### DIRECTION
The records below hold a stretch from the line with "Give me the" through the line with "svg.selectAll('*').remove()"; return exactly those lines, ends included, and nothing more.

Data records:
________

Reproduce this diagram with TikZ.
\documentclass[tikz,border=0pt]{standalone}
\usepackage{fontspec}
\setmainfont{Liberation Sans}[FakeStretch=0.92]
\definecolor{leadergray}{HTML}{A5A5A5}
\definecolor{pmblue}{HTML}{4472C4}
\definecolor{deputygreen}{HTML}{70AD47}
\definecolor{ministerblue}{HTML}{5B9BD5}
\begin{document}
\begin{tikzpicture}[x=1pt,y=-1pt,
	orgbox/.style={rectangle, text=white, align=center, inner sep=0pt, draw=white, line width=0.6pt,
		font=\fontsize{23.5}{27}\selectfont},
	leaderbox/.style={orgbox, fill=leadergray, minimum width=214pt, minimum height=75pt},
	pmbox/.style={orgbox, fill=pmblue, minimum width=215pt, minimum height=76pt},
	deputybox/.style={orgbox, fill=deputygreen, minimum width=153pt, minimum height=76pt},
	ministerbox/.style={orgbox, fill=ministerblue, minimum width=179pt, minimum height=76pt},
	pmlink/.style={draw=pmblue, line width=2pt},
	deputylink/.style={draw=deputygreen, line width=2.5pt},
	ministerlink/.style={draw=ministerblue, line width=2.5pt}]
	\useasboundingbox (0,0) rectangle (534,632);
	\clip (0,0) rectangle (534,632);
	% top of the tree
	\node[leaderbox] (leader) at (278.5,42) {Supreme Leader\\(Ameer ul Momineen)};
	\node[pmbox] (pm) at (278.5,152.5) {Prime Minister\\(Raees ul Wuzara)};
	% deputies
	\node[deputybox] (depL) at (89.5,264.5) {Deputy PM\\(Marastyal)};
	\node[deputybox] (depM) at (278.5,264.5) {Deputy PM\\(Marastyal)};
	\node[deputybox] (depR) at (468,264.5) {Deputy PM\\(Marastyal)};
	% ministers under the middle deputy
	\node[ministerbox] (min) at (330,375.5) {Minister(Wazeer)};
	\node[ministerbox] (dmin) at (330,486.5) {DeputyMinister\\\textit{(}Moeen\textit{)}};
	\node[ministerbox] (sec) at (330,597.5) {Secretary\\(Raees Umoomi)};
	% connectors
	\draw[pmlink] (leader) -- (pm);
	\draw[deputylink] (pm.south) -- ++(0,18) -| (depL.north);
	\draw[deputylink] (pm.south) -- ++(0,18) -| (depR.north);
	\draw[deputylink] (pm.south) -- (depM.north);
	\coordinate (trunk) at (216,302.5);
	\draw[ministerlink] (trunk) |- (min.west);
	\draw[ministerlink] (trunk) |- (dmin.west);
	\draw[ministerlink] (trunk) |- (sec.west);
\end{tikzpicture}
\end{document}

________

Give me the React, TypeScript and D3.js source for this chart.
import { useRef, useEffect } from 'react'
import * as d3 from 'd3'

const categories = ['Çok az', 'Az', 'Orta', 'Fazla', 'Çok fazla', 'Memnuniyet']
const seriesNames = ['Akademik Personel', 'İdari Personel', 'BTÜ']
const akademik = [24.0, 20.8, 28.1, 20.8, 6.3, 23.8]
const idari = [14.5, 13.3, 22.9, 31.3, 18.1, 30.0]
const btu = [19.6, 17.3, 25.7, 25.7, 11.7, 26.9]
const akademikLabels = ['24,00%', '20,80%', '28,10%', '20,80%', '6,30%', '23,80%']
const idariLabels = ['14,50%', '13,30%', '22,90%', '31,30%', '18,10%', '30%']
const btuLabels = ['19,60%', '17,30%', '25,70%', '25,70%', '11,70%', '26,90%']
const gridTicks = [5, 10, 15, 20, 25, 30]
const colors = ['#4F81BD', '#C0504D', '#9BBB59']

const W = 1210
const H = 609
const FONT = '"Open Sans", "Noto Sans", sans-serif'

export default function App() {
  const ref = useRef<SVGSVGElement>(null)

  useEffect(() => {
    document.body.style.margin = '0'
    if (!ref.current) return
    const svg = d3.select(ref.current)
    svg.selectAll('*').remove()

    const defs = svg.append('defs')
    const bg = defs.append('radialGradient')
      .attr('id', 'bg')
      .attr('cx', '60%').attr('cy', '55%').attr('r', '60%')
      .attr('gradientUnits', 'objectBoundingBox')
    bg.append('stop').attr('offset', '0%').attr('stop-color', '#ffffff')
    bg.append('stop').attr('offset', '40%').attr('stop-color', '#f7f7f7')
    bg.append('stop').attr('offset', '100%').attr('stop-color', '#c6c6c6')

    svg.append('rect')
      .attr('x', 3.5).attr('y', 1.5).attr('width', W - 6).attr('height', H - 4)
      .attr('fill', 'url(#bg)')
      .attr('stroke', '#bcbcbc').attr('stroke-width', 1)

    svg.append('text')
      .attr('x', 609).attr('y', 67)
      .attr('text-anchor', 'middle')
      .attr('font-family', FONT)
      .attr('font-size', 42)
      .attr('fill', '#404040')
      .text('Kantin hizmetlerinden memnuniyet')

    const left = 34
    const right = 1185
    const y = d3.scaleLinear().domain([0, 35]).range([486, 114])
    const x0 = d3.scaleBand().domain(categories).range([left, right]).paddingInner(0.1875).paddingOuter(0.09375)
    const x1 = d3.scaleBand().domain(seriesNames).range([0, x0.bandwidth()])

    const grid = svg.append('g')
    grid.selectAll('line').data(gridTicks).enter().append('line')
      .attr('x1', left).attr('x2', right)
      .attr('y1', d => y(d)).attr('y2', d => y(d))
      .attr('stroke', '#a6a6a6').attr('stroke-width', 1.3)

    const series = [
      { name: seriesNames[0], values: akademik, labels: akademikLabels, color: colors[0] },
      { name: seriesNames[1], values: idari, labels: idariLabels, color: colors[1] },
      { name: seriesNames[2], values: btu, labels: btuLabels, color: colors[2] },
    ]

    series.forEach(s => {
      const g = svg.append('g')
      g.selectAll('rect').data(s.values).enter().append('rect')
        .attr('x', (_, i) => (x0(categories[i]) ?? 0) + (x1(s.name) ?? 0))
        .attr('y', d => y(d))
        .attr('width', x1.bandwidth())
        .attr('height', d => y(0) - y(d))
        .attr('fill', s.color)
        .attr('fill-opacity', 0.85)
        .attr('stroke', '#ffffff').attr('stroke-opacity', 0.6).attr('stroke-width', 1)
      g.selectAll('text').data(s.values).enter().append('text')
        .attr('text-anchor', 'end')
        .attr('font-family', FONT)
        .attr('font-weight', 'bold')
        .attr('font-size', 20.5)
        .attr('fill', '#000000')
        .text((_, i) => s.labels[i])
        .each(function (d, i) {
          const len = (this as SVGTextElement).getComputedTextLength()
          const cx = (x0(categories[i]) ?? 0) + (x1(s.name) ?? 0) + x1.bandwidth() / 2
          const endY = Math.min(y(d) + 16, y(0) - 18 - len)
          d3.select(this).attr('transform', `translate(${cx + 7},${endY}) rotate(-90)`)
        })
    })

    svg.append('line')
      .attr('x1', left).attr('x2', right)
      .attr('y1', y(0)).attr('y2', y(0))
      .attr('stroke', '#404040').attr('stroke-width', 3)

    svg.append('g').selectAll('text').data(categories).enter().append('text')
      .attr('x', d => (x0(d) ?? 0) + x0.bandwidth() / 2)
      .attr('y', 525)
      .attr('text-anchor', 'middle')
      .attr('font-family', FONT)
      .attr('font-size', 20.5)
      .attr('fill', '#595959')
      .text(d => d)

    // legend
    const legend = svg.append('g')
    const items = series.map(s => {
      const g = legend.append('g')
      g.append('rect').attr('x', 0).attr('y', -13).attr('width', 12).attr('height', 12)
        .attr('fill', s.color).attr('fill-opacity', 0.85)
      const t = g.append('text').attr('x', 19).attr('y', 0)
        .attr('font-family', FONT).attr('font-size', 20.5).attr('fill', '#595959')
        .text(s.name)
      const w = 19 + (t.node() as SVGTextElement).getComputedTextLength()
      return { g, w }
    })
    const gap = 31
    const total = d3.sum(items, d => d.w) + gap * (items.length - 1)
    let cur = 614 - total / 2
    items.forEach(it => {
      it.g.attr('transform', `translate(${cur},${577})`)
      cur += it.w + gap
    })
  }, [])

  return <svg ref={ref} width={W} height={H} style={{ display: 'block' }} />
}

________

### FINISHED TASK
Give me the React, TypeScript and D3.js source for this chart.
import { useRef, useEffect } from 'react'
import * as d3 from 'd3'

const categories = ['Çok az', 'Az', 'Orta', 'Fazla', 'Çok fazla', 'Memnuniyet']
const seriesNames = ['Akademik Personel', 'İdari Personel', 'BTÜ']
const akademik = [24.0, 20.8, 28.1, 20.8, 6.3, 23.8]
const idari = [14.5, 13.3, 22.9, 31.3, 18.1, 30.0]
const btu = [19.6, 17.3, 25.7, 25.7, 11.7, 26.9]
const akademikLabels = ['24,00%', '20,80%', '28,10%', '20,80%', '6,30%', '23,80%']
const idariLabels = ['14,50%', '13,30%', '22,90%', '31,30%', '18,10%', '30%']
const btuLabels = ['19,60%', '17,30%', '25,70%', '25,70%', '11,70%', '26,90%']
const gridTicks = [5, 10, 15, 20, 25, 30]
const colors = ['#4F81BD', '#C0504D', '#9BBB59']

const W = 1210
const H = 609
const FONT = '"Open Sans", "Noto Sans", sans-serif'

export default function App() {
  const ref = useRef<SVGSVGElement>(null)

  useEffect(() => {
    document.body.style.margin = '0'
    if (!ref.current) return
    const svg = d3.select(ref.current)
    svg.selectAll('*').remove()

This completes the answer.